The rhythm that had been falling apart only seconds earlier began to steady.

The doctor’s hand stopped in midair.

 

No one said a word.

All we could hear was the steady sound.

“Don’t touch them,” I said quietly.

She looked at the readings.

“It could be a coincidence… Quickly — blood gas, saturation, pulse. And don’t touch anything.”

For half an hour, none of us stepped away.

Solomiia’s pulse slowly began to even out.

Not normal yet. But no longer on the edge of the abyss.

Iryna sank to the floor.

Serhii cried without making a sound.

“Write down the time,” the doctor said.

Later, I was called in to see the department head.

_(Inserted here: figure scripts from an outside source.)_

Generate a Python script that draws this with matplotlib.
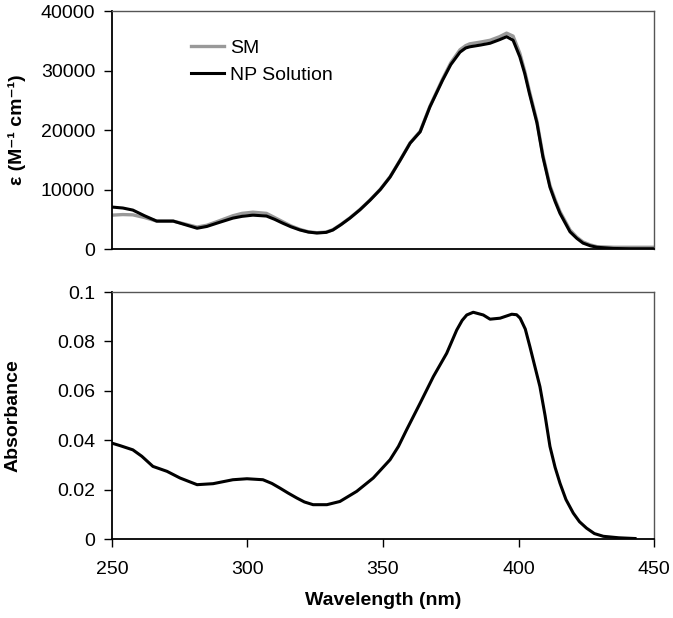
import matplotlib
matplotlib.use('Agg')
import matplotlib.pyplot as plt

plt.rcParams['font.family'] = ['Liberation Sans', 'DejaVu Sans']

# top panel: molar absorptivity
wl_top = [250, 254, 257.7, 262, 266.5, 272.6, 277, 281.4, 285, 288.7, 294.6, 298, 302, 307, 310,
          313, 316, 319.4, 322.5, 325.6, 329, 331.5, 334.5, 337.8, 341.5, 345.2, 349, 352.6,
          356.3, 360, 363.7, 367.3, 372, 375, 378.4, 380.5, 382, 386, 389.5, 393, 395.6, 398,
          400.5, 402.3, 404, 406.8, 409, 411.6, 413.5, 415.3, 419, 421.5, 423.8, 426.5, 429,
          435, 441, 450]
np_sol = [7060, 6900, 6550, 5600, 4700, 4700, 4100, 3500, 3800, 4350, 5200, 5500, 5700, 5550,
          5000, 4350, 3750, 3200, 2850, 2700, 2800, 3200, 4100, 5200, 6600, 8200, 10000, 12100,
          14900, 17800, 19700, 23900, 28400, 31000, 33100, 33800, 34000, 34300, 34600, 35200,
          35700, 35100, 32300, 29500, 26200, 21200, 15500, 10400, 8000, 6000, 2900, 1800, 1000,
          550, 300, 100, 50, 50]
sm = [5700, 5800, 5750, 5300, 4700, 4700, 4200, 3700, 4000, 4600, 5600, 6000, 6200, 6000,
      5300, 4600, 3900, 3300, 2900, 2750, 2850, 3250, 4150, 5250, 6650, 8250, 10050, 12150,
      14950, 17850, 19800, 24000, 28600, 31300, 33500, 34200, 34500, 34800, 35100, 35700,
      36300, 35800, 32900, 29900, 26600, 21500, 15800, 10700, 8300, 6300, 3200, 2000, 1200,
      700, 400, 300, 300, 300]

# bottom panel: absorbance
wl_abs = [250, 253, 257.7, 261, 265.1, 270.3, 275.1, 281.4, 287.3, 294.6, 299.8, 305.7, 309,
          312, 315, 318.2, 321, 324.2, 329.3, 334.1, 340.3, 346.4, 352.6, 355.7, 358.7, 363.7,
          368.6, 373.5, 377.2, 379.2, 380.9, 383.3, 387, 389.5, 393.2, 397.5, 399.3, 400.6,
          402.5, 404.2, 406, 407.9, 409.8, 411.6, 413.5, 415.3, 417.5, 420.2, 422.5, 425.1,
          428, 431.3, 437, 441, 443]
absorb = [0.0388, 0.0378, 0.0361, 0.0335, 0.0294, 0.0274, 0.0247, 0.0220, 0.0224, 0.0240,
          0.0244, 0.0240, 0.0225, 0.0206, 0.0186, 0.0166, 0.0150, 0.0139, 0.0139, 0.0152,
          0.0193, 0.0247, 0.0321, 0.0375, 0.0442, 0.0550, 0.0658, 0.0752, 0.0846, 0.0885,
          0.0907, 0.0918, 0.0907, 0.0890, 0.0894, 0.0910, 0.0908, 0.0894, 0.0850, 0.0779,
          0.0700, 0.0617, 0.0500, 0.0375, 0.0290, 0.0226, 0.0160, 0.0105, 0.0070, 0.0044,
          0.0022, 0.0011, 0.0005, 0.0003, 0.0002]

fig = plt.figure(figsize=(6.73, 6.18), dpi=100)
ax1 = fig.add_axes([0.1664, 0.597, 0.8054, 0.385])
ax2 = fig.add_axes([0.1664, 0.1278, 0.8054, 0.3997])

ax1.plot(wl_top, sm, color='#999999', lw=2.4, label='SM')
ax1.plot(wl_top, np_sol, color='black', lw=2.2, label='NP Solution')
ax1.set_xlim(250, 450)
ax1.set_ylim(0, 40000)
ax1.set_yticks([0, 10000, 20000, 30000, 40000])
ax1.set_xticks([])
ax1.set_ylabel('ε (M⁻¹ cm⁻¹)', fontsize=14, fontweight='bold', va='center')
ax1.yaxis.set_label_coords(-0.175, 0.5)
ax1.legend(loc='upper left', bbox_to_anchor=(0.113, 0.955), frameon=False, fontsize=14,
           handlelength=1.7, handletextpad=0.3, labelspacing=0.5)

ax2.plot(wl_abs, absorb, color='black', lw=2.2)
ax2.set_xlim(250, 450)
ax2.set_ylim(0, 0.1)
ax2.set_yticks([0, 0.02, 0.04, 0.06, 0.08, 0.1])
ax2.set_yticklabels(['0', '0.02', '0.04', '0.06', '0.08', '0.1'])
ax2.set_xticks([250, 300, 350, 400, 450])
ax2.set_ylabel('Absorbance', fontsize=14, fontweight='bold', va='center')
ax2.yaxis.set_label_coords(-0.183, 0.5)
ax2.set_xlabel('Wavelength (nm)', fontsize=14, fontweight='bold', va='center')
ax2.xaxis.set_label_coords(0.5, -0.247)

for ax in (ax1, ax2):
    ax.tick_params(direction='out', length=6, width=1, labelsize=14)
    ax.tick_params(axis='y', right=False, pad=6)
    ax.tick_params(axis='x', pad=10)
    for s in ('top', 'right'):
        ax.spines[s].set_color('#555555')
        ax.spines[s].set_linewidth(1.0)
    for s in ('left', 'bottom'):
        ax.spines[s].set_linewidth(1.3)

fig.savefig('out.png', dpi=100)
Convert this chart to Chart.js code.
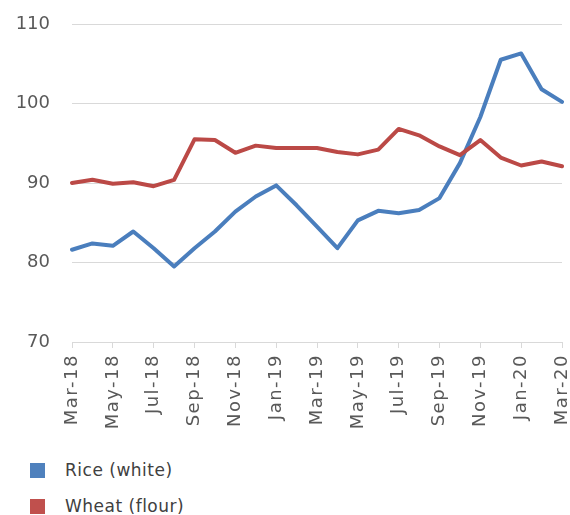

“Do you understand that you acted without permission?”

“Yes.”

“And that you could have made her condition worse?”

“Yes.”

“Then why did you do it?”

I wanted to give the proper answer.

But I said something else.

“Because she was fading. And I could see it not from the numbers. From her mother.”

He was silent for a moment.

“Officially — a reprimand. Unofficially — go get some sleep.”

But I could not.

I went back to see the girls again.

They were lying together.

Under one blanket.

And they no longer looked like two separate tragedies. They were one story.

Solomiia began to recover, slowly.

Not all at once. Millimeter by millimeter.

Through weeks, through fear, through sleepless nights.

And one day, we were told they could be prepared for discharge.

“Home? Both of them?” Iryna asked, unable to believe it.

“Both.”

Serhii covered his face with his hands.

“Both of them…”

The whole family came for the discharge.

Laughter, tears, noise.

And the little hats they had been too afraid to take out before.

Later, they came back again.

 

“We want you to be Solomiia’s godmother.”

“Why her?”

“Because you were there when she was almost gone. And Marta… Marta has already been her godmother for life.”

Years passed.

I saw them again — first in a stroller, later running toward each other.

And every single time, I remembered that night.

This is not a fairy tale.

There was fear, exhaustion, mistakes, and risk.

But there was something else too.

Sometimes a person is held here not only by medicine.

Sometimes they are held by another person.

Simply because someone stayed beside them.

And when people ask me what saved Solomiia that night, I do not give them a simple answer.

Because maybe it was not only the machines that kept her here.

Maybe it was her sister, who refused to let her go alone.